-- PROBLEM DETAILS --
Exactly as written, retype the listing below, omitting the pictures.

-- DATA PROVIDED --

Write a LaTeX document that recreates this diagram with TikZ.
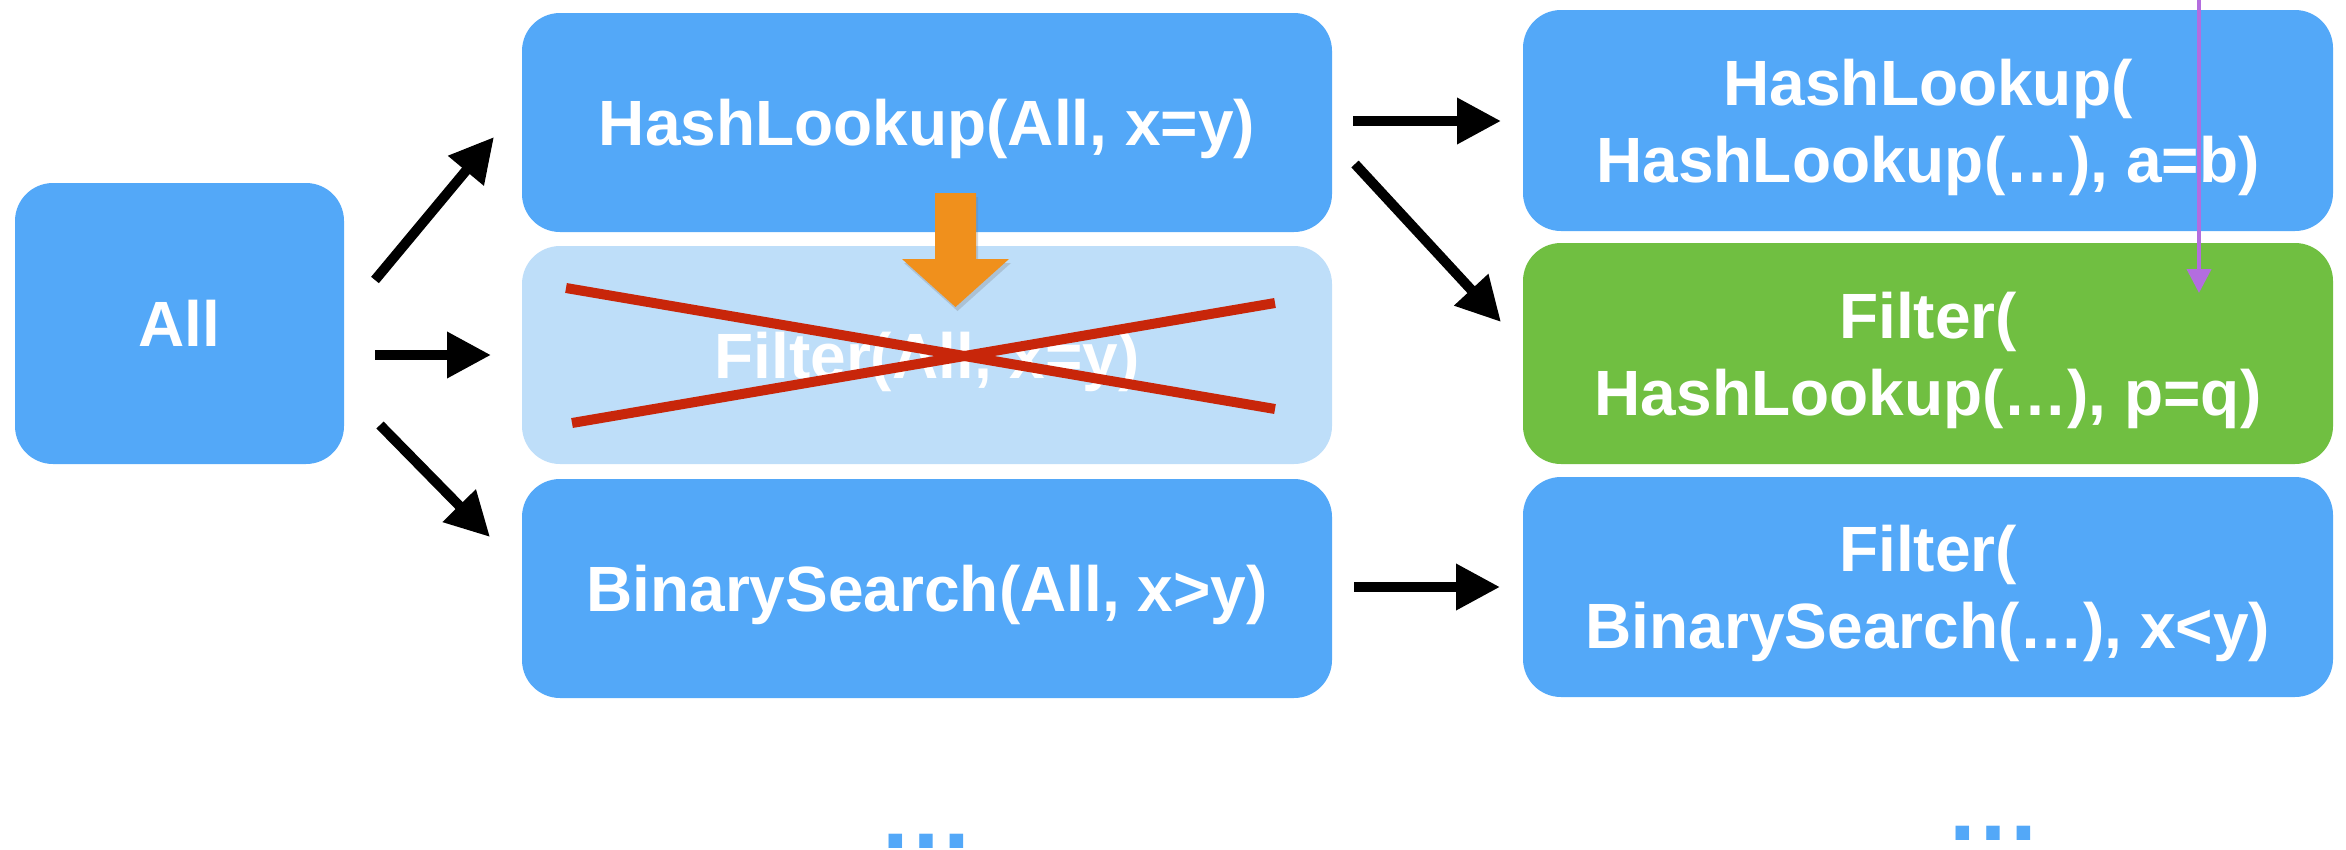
\documentclass[tikz,border=0pt]{standalone}
\usepackage{fontspec}
\setmainfont{Liberation Sans}
\usetikzlibrary{arrows.meta,shadows}
\definecolor{boxblue}{RGB}{83,168,248}
\definecolor{lightblue}{RGB}{190,222,249}
\definecolor{boxgreen}{RGB}{112,191,65}
\definecolor{arroworange}{RGB}{240,144,28}
\definecolor{crossred}{RGB}{200,38,10}
\definecolor{linepurple}{RGB}{179,109,223}
\tikzset{
  opbox/.style={rounded corners=38pt, inner sep=0pt, text=white,
    font=\fontsize{64}{77}\selectfont\bfseries, align=center, text depth=0pt},
  bluebox/.style={opbox, fill=boxblue},
  fadedbox/.style={opbox, fill=lightblue},
  greenbox/.style={opbox, fill=boxgreen},
  flow/.style={line width=10pt, -{Triangle[length=44pt,width=44pt]}},
  cross/.style={line width=10pt, draw=crossred},
  pushdown/.style={fill=arroworange, drop shadow={opacity=0.3, shadow xshift=2pt, shadow yshift=-4pt}},
  probe/.style={line width=4pt, draw=linepurple, -{Triangle[length=24pt,width=24pt]}},
  more/.style={text=boxblue, font=\fontsize{96}{96}\selectfont\bfseries, anchor=base, inner sep=0pt}
}
\begin{document}
\begin{tikzpicture}[x=1pt,y=-1pt]
\useasboundingbox (0,0) rectangle (2346,849);
% boxes
\node[bluebox, minimum width=329pt, minimum height=281pt] (all) at (179.5,323.5) {All};
\node[bluebox, minimum width=810pt, minimum height=219pt] (hl) at (927,122.5) {HashLookup(All, x=y)};
\node[fadedbox, minimum width=810pt, minimum height=218pt] (flt) at (927,355) {Filter(All, x=y)};
\node[bluebox, minimum width=810pt, minimum height=219pt] (bs) at (927,588.5) {BinarySearch(All, x>y)};
\node[bluebox, minimum width=810pt, minimum height=221pt] (hl2) at (1928,120.5) {HashLookup(\\HashLookup(…), a=b)};
\node[greenbox, minimum width=810pt, minimum height=221pt] (fg) at (1928,353.5) {Filter(\\HashLookup(…), p=q)};
\node[bluebox, minimum width=810pt, minimum height=220pt] (fb) at (1928,587) {Filter(\\BinarySearch(…), x<y)};
% connectors
\draw[flow] ([shift={(195.5,-43.5)}]all.center) -- ([shift={(-433,14.5)}]hl.center);
\draw[flow] ([shift={(195.5,31.5)}]all.center) -- ([shift={(-436,0)}]flt.center);
\draw[flow] ([shift={(200.5,101.5)}]all.center) -- ([shift={(-437,-51.5)}]bs.center);
\draw[flow] ([shift={(426,-1.5)}]hl.center) -- ([shift={(-427,0.5)}]hl2.center);
\draw[flow] ([shift={(428,41.5)}]hl.center) -- ([shift={(-427,-31.5)}]fg.center);
\draw[flow] ([shift={(427,-1.5)}]bs.center) -- ([shift={(-428,0)}]fb.center);
% cross over the pruned alternative
\draw[cross] (566,288) -- (1275,409);
\draw[cross] (572,423) -- (1275,303);
% orange push-down arrow
\path[pushdown] (935,193) -- (976,193) -- (976,259) -- (1009,259) -- (955.5,307) -- (902,259) -- (935,259) -- cycle;
% purple probe
\coordinate (ptop) at (2199,0);
\draw[probe] (ptop) -- ([shift={(271,-60.5)}]fg.center);
% ellipses
\node[more] (dots1) at (926,848) {…};
\node[more] (dots2) at (1993,840) {…};
\end{tikzpicture}
\end{document}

-- OUTPUT OF THE EXERCISE --
Write a LaTeX document that recreates this diagram with TikZ.
\documentclass[tikz,border=0pt]{standalone}
\usepackage{fontspec}
\setmainfont{Liberation Sans}
\usetikzlibrary{arrows.meta,shadows}
\definecolor{boxblue}{RGB}{83,168,248}
\definecolor{lightblue}{RGB}{190,222,249}
\definecolor{boxgreen}{RGB}{112,191,65}
\definecolor{arroworange}{RGB}{240,144,28}
\definecolor{crossred}{RGB}{200,38,10}
\definecolor{linepurple}{RGB}{179,109,223}
\tikzset{
  opbox/.style={rounded corners=38pt, inner sep=0pt, text=white,
    font=\fontsize{64}{77}\selectfont\bfseries, align=center, text depth=0pt},
  bluebox/.style={opbox, fill=boxblue},
  fadedbox/.style={opbox, fill=lightblue},
  greenbox/.style={opbox, fill=boxgreen},
  flow/.style={line width=10pt, -{Triangle[length=44pt,width=44pt]}},
  cross/.style={line width=10pt, draw=crossred},
  pushdown/.style={fill=arroworange, drop shadow={opacity=0.3, shadow xshift=2pt, shadow yshift=-4pt}},
  probe/.style={line width=4pt, draw=linepurple, -{Triangle[length=24pt,width=24pt]}},
  more/.style={text=boxblue, font=\fontsize{96}{96}\selectfont\bfseries, anchor=base, inner sep=0pt}
}
\begin{document}
\begin{tikzpicture}[x=1pt,y=-1pt]
\useasboundingbox (0,0) rectangle (2346,849);
% boxes
\node[bluebox, minimum width=329pt, minimum height=281pt] (all) at (179.5,323.5) {All};
\node[bluebox, minimum width=810pt, minimum height=219pt] (hl) at (927,122.5) {HashLookup(All, x=y)};
\node[fadedbox, minimum width=810pt, minimum height=218pt] (flt) at (927,355) {Filter(All, x=y)};
\node[bluebox, minimum width=810pt, minimum height=219pt] (bs) at (927,588.5) {BinarySearch(All, x>y)};
\node[bluebox, minimum width=810pt, minimum height=221pt] (hl2) at (1928,120.5) {HashLookup(\\HashLookup(…), a=b)};
\node[greenbox, minimum width=810pt, minimum height=221pt] (fg) at (1928,353.5) {Filter(\\HashLookup(…), p=q)};
\node[bluebox, minimum width=810pt, minimum height=220pt] (fb) at (1928,587) {Filter(\\BinarySearch(…), x<y)};
% connectors
\draw[flow] ([shift={(195.5,-43.5)}]all.center) -- ([shift={(-433,14.5)}]hl.center);
\draw[flow] ([shift={(195.5,31.5)}]all.center) -- ([shift={(-436,0)}]flt.center);
\draw[flow] ([shift={(200.5,101.5)}]all.center) -- ([shift={(-437,-51.5)}]bs.center);
\draw[flow] ([shift={(426,-1.5)}]hl.center) -- ([shift={(-427,0.5)}]hl2.center);
\draw[flow] ([shift={(428,41.5)}]hl.center) -- ([shift={(-427,-31.5)}]fg.center);
\draw[flow] ([shift={(427,-1.5)}]bs.center) -- ([shift={(-428,0)}]fb.center);
% cross over the pruned alternative
\draw[cross] (566,288) -- (1275,409);
\draw[cross] (572,423) -- (1275,303);
% orange push-down arrow
\path[pushdown] (935,193) -- (976,193) -- (976,259) -- (1009,259) -- (955.5,307) -- (902,259) -- (935,259) -- cycle;
% purple probe
\coordinate (ptop) at (2199,0);
\draw[probe] (ptop) -- ([shift={(271,-60.5)}]fg.center);
% ellipses
\node[more] (dots1) at (926,848) {…};
\node[more] (dots2) at (1993,840) {…};
\end{tikzpicture}
\end{document}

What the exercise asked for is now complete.